There are six characteristics common to all of our dashboards today. They excel at baselining, but miss the mark when helping network engineers quickly identify problems.

  1. Too much consolidated data. Look at any dashboard today and you’ll probably see an attractive, color-coded bar chart, graph or number that represents a highly-consolidated summary of network data. When a single optic represents a large set of data, the individual problem may get lost, so these graphs are not actionable.
  2. Too many dashboards. Imagine yourself sitting in a NOC, surrounded by 15 or even 20 dashboards. Which data is useful, which is not?
  3. Not displaying what we need. Dashboards today display data based on what can be shown, not necessarily the deeper, more individualized data that engineers want to see. We need better indicators of where the problems are -- right now.
  4. Problems not immediately obvious. UI design has improved dramatically, and it’s great to see attractive dashboards. But NPM dashboards still don’t show whether there are problems or not. And if a problem is suspected, there is little indication of how to begin or continue an investigation.
  5. Not real time or integrated. For many products, network troubleshooting relies on queries against a database that has been created after-the-fact from stored packet data. This is not an integrated approach and it is definitely not proactive.
  6. Where to start? Even if you can spot a problem from a dashboard, what do you do next? Dashboards don’t always give a clear indication of what to investigate; they offer little help to drill down into the data to resolve issues.

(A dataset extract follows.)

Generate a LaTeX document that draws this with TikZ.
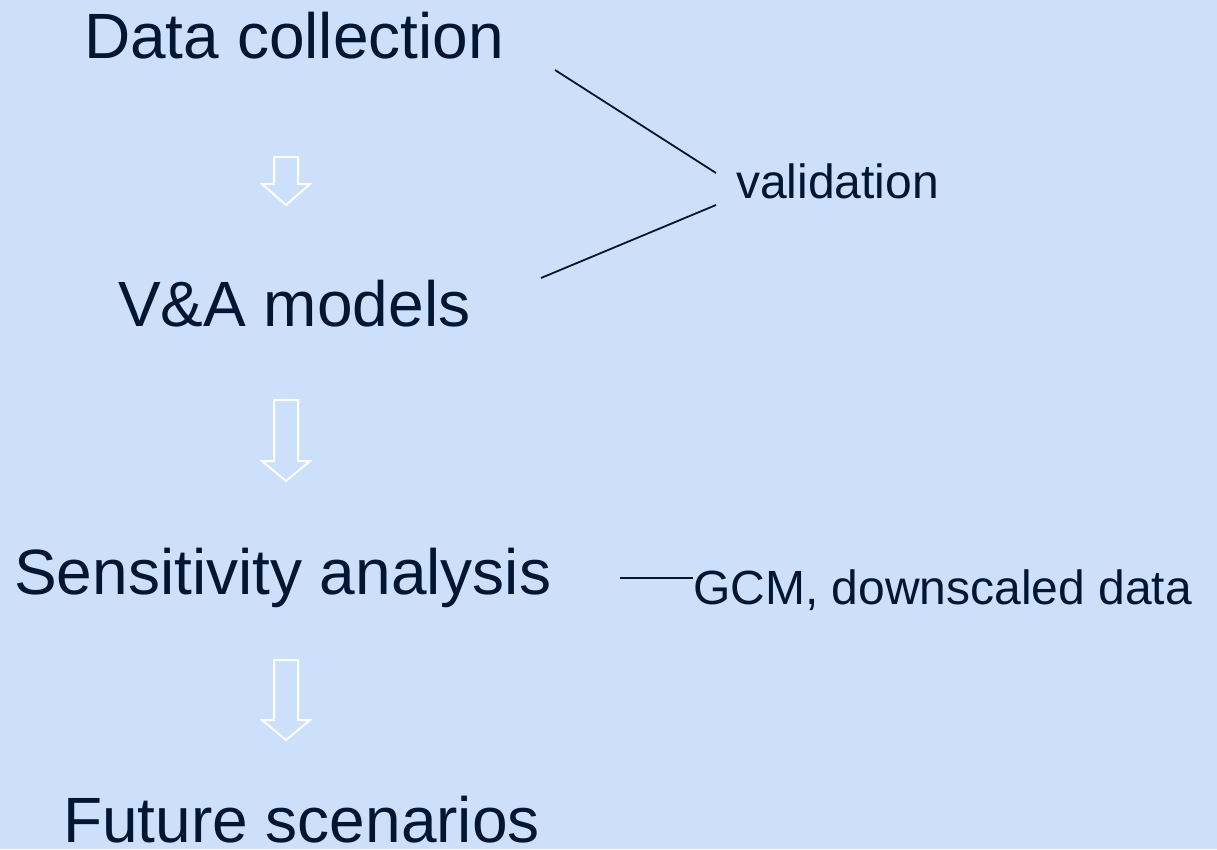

It would be more useful to see a list of the network flows together with a list of specific problems. For example, where is the network encountering too many TCP retransmissions, and who’s being affected by them? If you can immediately see where the problem areas are, you’ll be able to resolve them much more efficiently.

Most dashboards get their results from NetFlow data or similar data collected by network devices. The weakness with this approach is that it doesn’t provide access to the data as it’s happening, so we can’t pivot on the data to see what’s actually going on in the network itself as it happens.

Here are a few things our dashboards should be capable of:

  1. Enter the IP address of any one of 100,000 or more nodes, and see all traffic in real time, for as long as needed.
  2. Specify a port/protocol combination and see 375 (or just two) flows within seconds.
  3. Monitor TCP quality, application and network latency, and MOS score for every flow in real time. Not an aggregate, but every flow. Report the worst offenders in any desired geographical area or network location.
  4. Provide a granular view that allows network engineers to drill down to a single desktop easily and fluidly.

The best way to sum it up is that we need a better way to see the worst things happening on our network, right now: The worst TCP quality, network or application latency, VoIP MOS scores, and where FTP traffic polices are being broken. NPM dashboards have their place, but the industry seems ripe for change. We need a "crashboard" that provides actionable data on the worst parts of our network, not just another dashboard.